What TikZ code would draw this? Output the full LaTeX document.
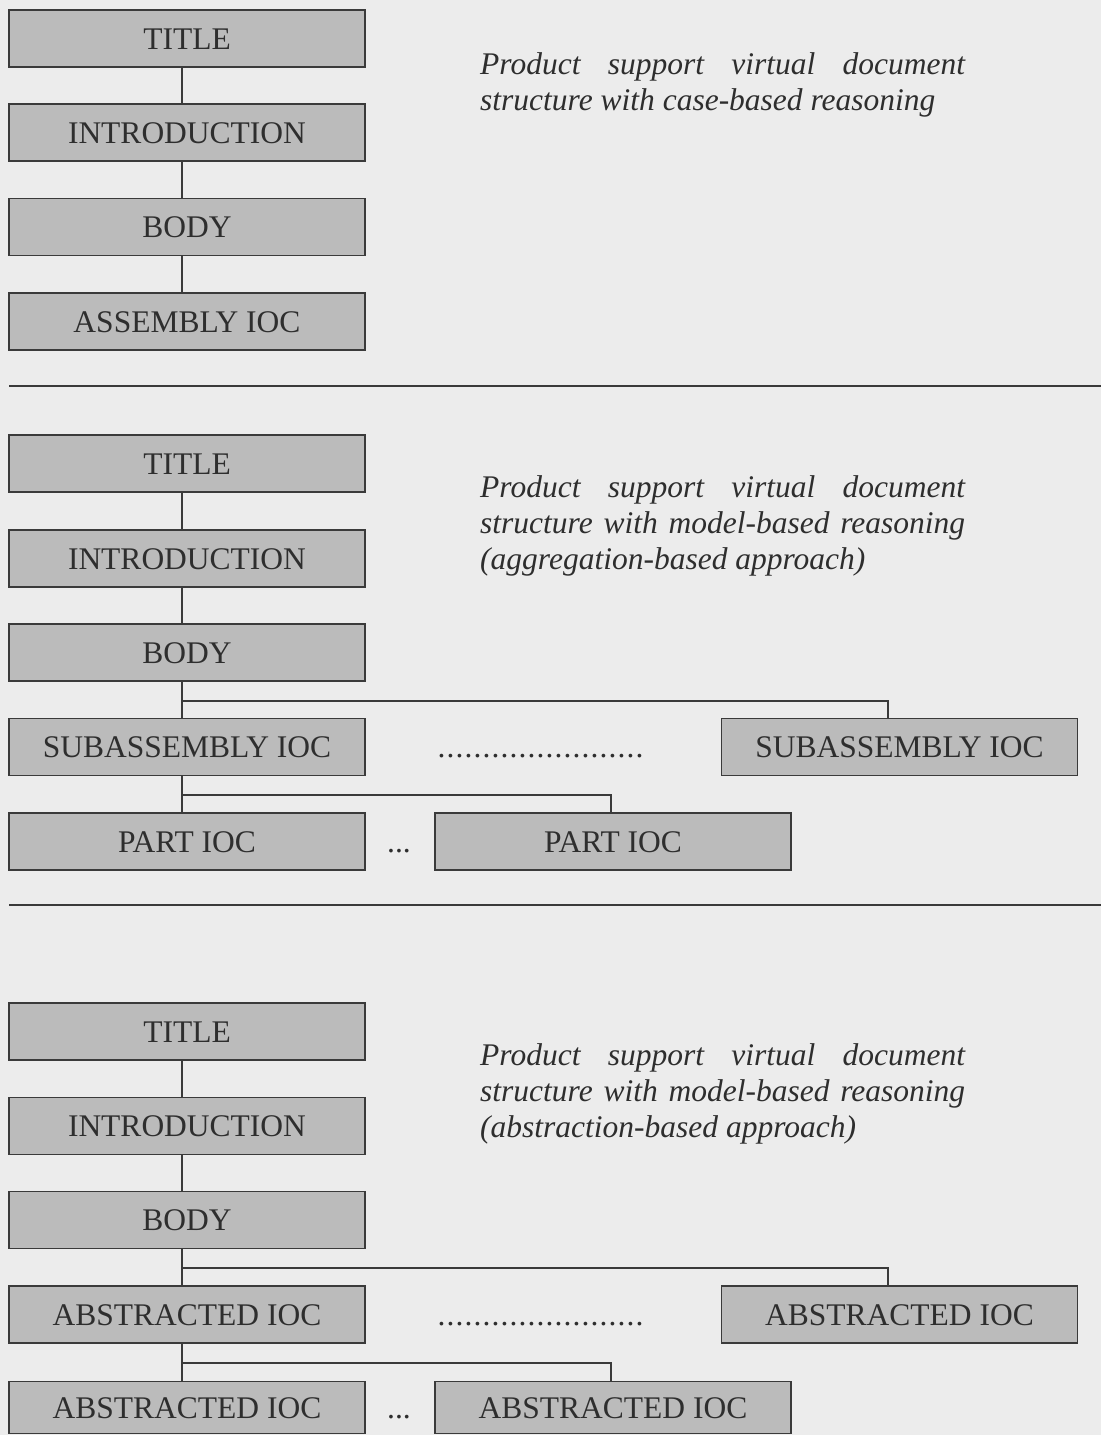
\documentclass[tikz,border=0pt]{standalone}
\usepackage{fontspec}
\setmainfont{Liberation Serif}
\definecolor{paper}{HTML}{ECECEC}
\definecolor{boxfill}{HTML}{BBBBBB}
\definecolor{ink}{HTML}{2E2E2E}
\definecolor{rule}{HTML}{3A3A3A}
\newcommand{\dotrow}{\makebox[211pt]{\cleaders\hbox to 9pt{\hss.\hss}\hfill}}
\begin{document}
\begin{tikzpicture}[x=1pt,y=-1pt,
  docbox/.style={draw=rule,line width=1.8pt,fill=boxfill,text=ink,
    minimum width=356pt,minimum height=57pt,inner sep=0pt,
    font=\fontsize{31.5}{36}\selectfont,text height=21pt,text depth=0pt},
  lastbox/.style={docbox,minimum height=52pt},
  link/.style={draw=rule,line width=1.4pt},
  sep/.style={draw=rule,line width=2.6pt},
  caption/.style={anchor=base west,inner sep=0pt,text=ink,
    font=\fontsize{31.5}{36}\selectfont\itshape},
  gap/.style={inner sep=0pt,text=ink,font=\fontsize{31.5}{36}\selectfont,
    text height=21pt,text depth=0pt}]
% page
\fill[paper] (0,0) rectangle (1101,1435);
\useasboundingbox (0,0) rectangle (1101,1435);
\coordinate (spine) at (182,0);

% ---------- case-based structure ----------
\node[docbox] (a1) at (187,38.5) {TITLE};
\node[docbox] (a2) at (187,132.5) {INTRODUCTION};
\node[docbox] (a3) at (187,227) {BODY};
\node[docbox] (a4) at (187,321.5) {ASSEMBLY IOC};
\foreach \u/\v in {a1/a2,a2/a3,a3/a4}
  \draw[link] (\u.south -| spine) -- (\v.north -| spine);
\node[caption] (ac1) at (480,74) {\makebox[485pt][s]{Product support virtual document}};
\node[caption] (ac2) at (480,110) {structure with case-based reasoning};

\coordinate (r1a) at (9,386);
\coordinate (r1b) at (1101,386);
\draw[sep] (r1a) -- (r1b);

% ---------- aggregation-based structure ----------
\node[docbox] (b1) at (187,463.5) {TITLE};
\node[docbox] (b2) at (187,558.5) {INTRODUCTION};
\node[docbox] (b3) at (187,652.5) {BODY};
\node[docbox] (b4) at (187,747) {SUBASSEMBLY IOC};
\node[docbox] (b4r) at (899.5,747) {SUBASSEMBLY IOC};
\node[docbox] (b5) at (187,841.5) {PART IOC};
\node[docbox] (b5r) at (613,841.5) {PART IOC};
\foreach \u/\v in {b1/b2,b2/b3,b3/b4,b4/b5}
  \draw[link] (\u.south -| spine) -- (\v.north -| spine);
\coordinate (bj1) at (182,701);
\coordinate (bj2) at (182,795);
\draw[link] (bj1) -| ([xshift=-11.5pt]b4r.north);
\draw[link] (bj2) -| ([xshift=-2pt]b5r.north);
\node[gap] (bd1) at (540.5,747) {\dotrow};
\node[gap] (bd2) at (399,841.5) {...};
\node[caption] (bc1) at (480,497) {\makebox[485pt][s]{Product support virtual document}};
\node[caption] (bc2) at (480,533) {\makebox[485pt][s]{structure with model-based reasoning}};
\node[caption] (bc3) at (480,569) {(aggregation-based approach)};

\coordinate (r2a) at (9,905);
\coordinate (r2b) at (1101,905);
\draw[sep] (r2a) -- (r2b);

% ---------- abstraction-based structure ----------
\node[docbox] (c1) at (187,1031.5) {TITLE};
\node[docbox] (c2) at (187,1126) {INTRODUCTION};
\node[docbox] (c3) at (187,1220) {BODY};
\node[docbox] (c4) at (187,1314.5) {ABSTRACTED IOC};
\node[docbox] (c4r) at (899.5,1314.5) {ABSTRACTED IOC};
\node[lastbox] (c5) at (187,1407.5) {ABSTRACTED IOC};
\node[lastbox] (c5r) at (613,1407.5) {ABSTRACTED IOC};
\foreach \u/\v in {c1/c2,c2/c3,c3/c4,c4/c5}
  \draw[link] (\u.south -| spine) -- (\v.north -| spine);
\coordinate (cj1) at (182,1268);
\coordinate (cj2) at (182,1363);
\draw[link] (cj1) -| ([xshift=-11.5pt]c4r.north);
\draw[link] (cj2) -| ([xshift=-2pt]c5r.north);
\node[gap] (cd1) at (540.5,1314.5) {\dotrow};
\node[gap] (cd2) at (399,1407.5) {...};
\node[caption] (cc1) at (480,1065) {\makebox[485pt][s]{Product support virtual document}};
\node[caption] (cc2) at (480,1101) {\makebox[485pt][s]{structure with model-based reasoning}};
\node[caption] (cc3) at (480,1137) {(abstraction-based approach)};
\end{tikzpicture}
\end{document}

WRITTEN PROBLEM: Repeat only what lies between the start of the data and the end of the line containing "(spine) at (182,0);", exactly, with pictures left out.

RESULT FOR THIS TASK:
What TikZ code would draw this? Output the full LaTeX document.
\documentclass[tikz,border=0pt]{standalone}
\usepackage{fontspec}
\setmainfont{Liberation Serif}
\definecolor{paper}{HTML}{ECECEC}
\definecolor{boxfill}{HTML}{BBBBBB}
\definecolor{ink}{HTML}{2E2E2E}
\definecolor{rule}{HTML}{3A3A3A}
\newcommand{\dotrow}{\makebox[211pt]{\cleaders\hbox to 9pt{\hss.\hss}\hfill}}
\begin{document}
\begin{tikzpicture}[x=1pt,y=-1pt,
  docbox/.style={draw=rule,line width=1.8pt,fill=boxfill,text=ink,
    minimum width=356pt,minimum height=57pt,inner sep=0pt,
    font=\fontsize{31.5}{36}\selectfont,text height=21pt,text depth=0pt},
  lastbox/.style={docbox,minimum height=52pt},
  link/.style={draw=rule,line width=1.4pt},
  sep/.style={draw=rule,line width=2.6pt},
  caption/.style={anchor=base west,inner sep=0pt,text=ink,
    font=\fontsize{31.5}{36}\selectfont\itshape},
  gap/.style={inner sep=0pt,text=ink,font=\fontsize{31.5}{36}\selectfont,
    text height=21pt,text depth=0pt}]
% page
\fill[paper] (0,0) rectangle (1101,1435);
\useasboundingbox (0,0) rectangle (1101,1435);
\coordinate (spine) at (182,0);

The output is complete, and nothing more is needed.